What IRIS will see on 21-Aug-2017
Credit: IRIS, LMSAL/NASA, Bart De Pontieu
IRIS will actually see two eclipses of the Sun by the Moon on 21-Aug-2017. Both are partial eclipses, although one is almost total. Because of the orbital motion of IRIS these eclipses are quite brief, lasting about 15 minutes each, much shorter than the eclipse as observed from Earth. The first eclipse starts at 16:17 UTC and ends at 16:32 UTC, while the second eclipse occurs from 20:07-20:23 UTC. The movie shows the predicted path of the Moon (red circle) over the surface of the Sun (black). The short curved arc (black) shows the path that the center of the Moon takes between the two times printed in black. On 21-Aug-2017, IRIS will take some images and spectra during these eclipses to show how the Moon occults our field-of-view. During the times that IRIS does not see an eclipse, IRIS will also take data to support eclipse studies with Earth-based telescopes, including from an airplane.

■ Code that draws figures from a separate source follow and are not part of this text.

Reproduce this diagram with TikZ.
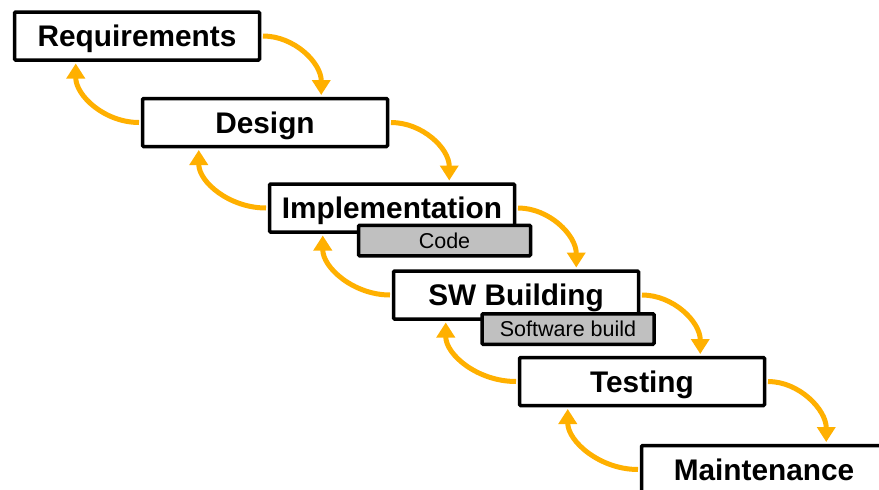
\documentclass[tikz,border=0pt]{standalone}
\usepackage{fontspec}
\setmainfont{Liberation Sans}
\usetikzlibrary{arrows.meta}
\definecolor{flow}{RGB}{255,176,0}
\definecolor{subfill}{RGB}{192,192,192}

\begin{document}
\begin{tikzpicture}[x=1pt,y=-1pt,
  phase/.style={draw=black, line width=3.5pt, fill=white, rounded corners=1.2pt,
    minimum width=245pt, minimum height=48pt, inner sep=0pt,
    text height=21.3pt, text depth=0pt,
    font=\fontsize{29.8}{33}\selectfont\bfseries},
  artifact/.style={draw=black, line width=3.5pt, fill=subfill, rounded corners=1.2pt,
    minimum width=172pt, minimum height=30.5pt, inner sep=0pt,
    text height=15.4pt, text depth=0pt,
    font=\fontsize{21.5}{24}\selectfont},
  flowline/.style={draw=flow, line width=5pt,
    -{Triangle[length=15pt,width=18pt]},
    shorten <=1.75pt, shorten >=1.75pt},
]
\clip (0,0) rectangle (879,490);

% process phases, one step down and to the right each
\node[phase] (req)  at (137,36)    {Requirements};
\node[phase] (des)  at (265,122.5) {Design};
\node[phase] (impl) at (392,208)   {Implementation};
\node[phase] (swb)  at (516,295)   {SW Building};
\node[phase] (test) at (642,381.5) {Testing};
\node[phase] (mnt)  at (764,469.5) {Maintenance};

% work products attached below two of the phases
\node[artifact] (code)  at (444.5,240.5) {Code};
\node[artifact] (build) at (568,329)     {Software build};

% forward flow: right side of a phase to the top of the next one
\foreach \a/\b in {req/des, des/impl, impl/swb, swb/test, test/mnt}{
  \coordinate (f-\a) at ([xshift=60pt]\a.east |- \b.north);
  \draw[flowline] (\a.east) .. controls +(33,0) and +(0,-34) .. (f-\a);
}

% feedback: left side of a phase back up to the bottom of the previous one
\foreach \b/\a/\d/\c in {des/req/65/36, impl/des/69/38, swb/impl/69/38, test/swb/72/40, mnt/test/72/40}{
  \coordinate (b-\b) at ([xshift=-\d pt]\b.west |- \a.south);
  \draw[flowline] (\b.west) .. controls +(-\c,0) and +(0,34) .. (b-\b);
}
\end{tikzpicture}
\end{document}
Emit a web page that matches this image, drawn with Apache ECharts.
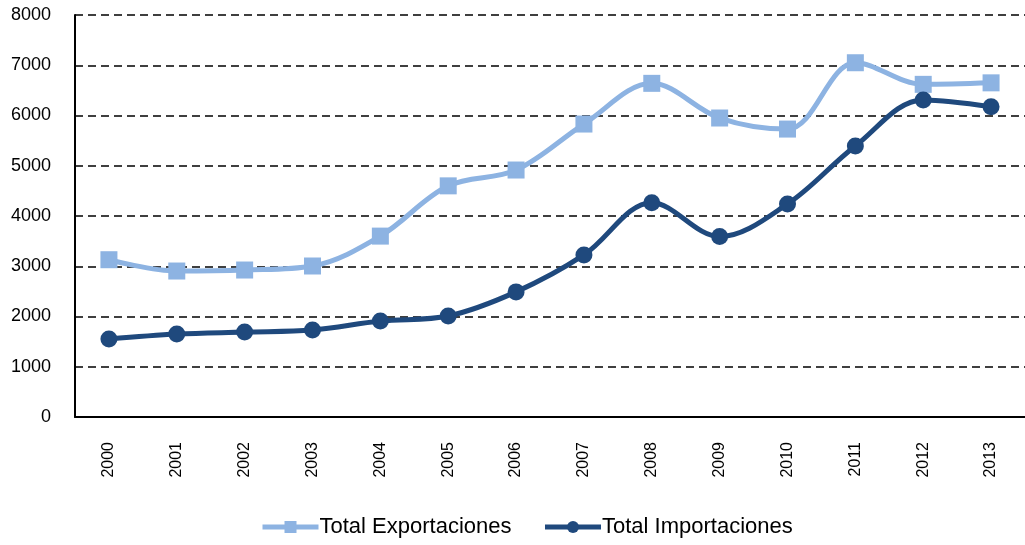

These eclipse studies from Earth take observations of the solar atmosphere because it is much more easily visible during a total solar eclipse as the Moon occults the much brighter solar disk. IRIS will be able to observe regions in the solar atmosphere that Earth-based observations can't see easily, so the IRIS data will be a very nice complement to such eclipse studies.